Source: Litvinoff Starting Again
Source: Waines The Self Esteem Journal
Jealousy and anger are tricky and often overwhelming emotions which can cause a lot of damage in relationships.
Jealousy might arise with the discovery of an affair or might be transient feelings which can be discussed.
Love songs and poems recount falling in love with intense feelings which may involve jealousy, often when love is new and you feel a little insecure at the start about your partner’s feelings for you.
As the "in love" phase settles down these feelings normally subside and each can give the other partner some space without feeling anxious about it.
If jealousy persists it can be very damaging. It can be irrational and unfounded.
This can stem from:
- Low confidence - and anxiety you don't believe you're lovable/feel inferior
- Fear of change - fear your partner may leave you
- Fear of being alone
Jealousy can make behaviour controlling, suspicious and punishing.
Jealousy is fed by imagination and often not facts.
Fears and feelings can be so strong they can sabotage or end a relationship, or create a self-fulfilling prophecy.
It’s not easy being in a relationship with a partner behaving jealously and it can feel very controlling.
Counselling can help by helping you:
- Work to feel happier in yourself and less entwined with your partner.
- Take time out to think through rather than accuse.
- Reduce jealous feelings by working on trust .
- Take responsibility for your behaviour, whether that is jealous or angry - this is part of being adult in your relationship.
Source: Litvinoff, The Relate Guide to Better Relationships
It is normal for both partners in a relationship not to agree at times.
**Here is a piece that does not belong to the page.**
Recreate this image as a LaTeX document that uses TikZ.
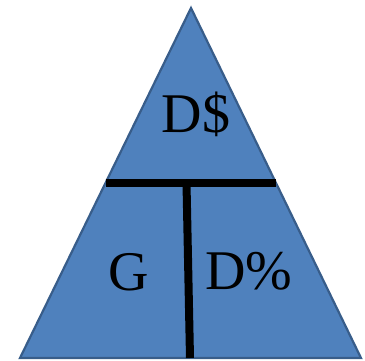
\documentclass[tikz,border=0pt]{standalone}
\usepackage{fontspec}
\setmainfont{Liberation Serif}
\definecolor{tfill}{HTML}{4F81BD}
\definecolor{tline}{HTML}{385D8A}
\begin{document}
\begin{tikzpicture}[x=1pt,y=1pt,
  lbl/.style={anchor=base,inner sep=0pt,font=\fontsize{56}{62}\selectfont},
  bar/.style={line width=8pt,black}]
\useasboundingbox (0,0) rectangle (365,360);
\coordinate (L) at (20,2);
\coordinate (R) at (361,2);
\coordinate (T) at (191,352);
\draw[fill=tfill,draw=tline,line width=2.2pt,line join=miter] (L) -- (R) -- (T) -- cycle;
\coordinate (hl) at (105.5,177);
\coordinate (hr) at (276,177);
\coordinate (vt) at (186.5,177);
\coordinate (vb) at (190,2);
\draw[bar] (hl) -- (hr);
\draw[bar] (vt) -- (vb);
\node[lbl] (ds) at (196,228) {D\$};
\node[lbl] (g) at (129,70) {G};
\node[lbl] (dp) at (249,71) {D\%};
\end{tikzpicture}
\end{document}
No one can possibly agree on everything, all of the time.
Anger is often an umbrella term which can cover a variety of emotions; sadness, anxiety, depression, jealousy, shame, fear, insecurity, grief, sadness, rejection, injustice or guilt.
Anger gets a bad reputation because of the harm it can cause others. The feeling is just a feeling. It's what we do with it can cause problems. When you row you can assume positions of opponents. It can become a win or lose situation and you can say things you don't really mean and later regret. These words and this behaviour can destroy relationships.
Different families have different ways of dealing with anger or having a row.
Children may learn these behaviours from their parents.
It can be useful to explore our own anger... triggers, signs, influences, and actions.
People cope with anger in different ways. Some people will avoid it by not acknowledging they feel it. Others will withdraw or run away from it. Anger can be stored away over time inside you. This may seem like a pressure cooker. Anger can eventually explode.
Counselling can help you explore your relationship with anger and change it. Counselling will encourage people to take responsibility for their anger and learn the differences between anger and aggression. It can help identify triggers and develop coping strategies and action, change.
Work on assertiveness may help communication as it does not involve either becoming confrontational (fight) or running away (flight), but means having respectful attitude toward yourself and your partner.
My Client safety - physical and emotional - is of the upmost concern and a counsellor may refer clients to individual support as appropriate.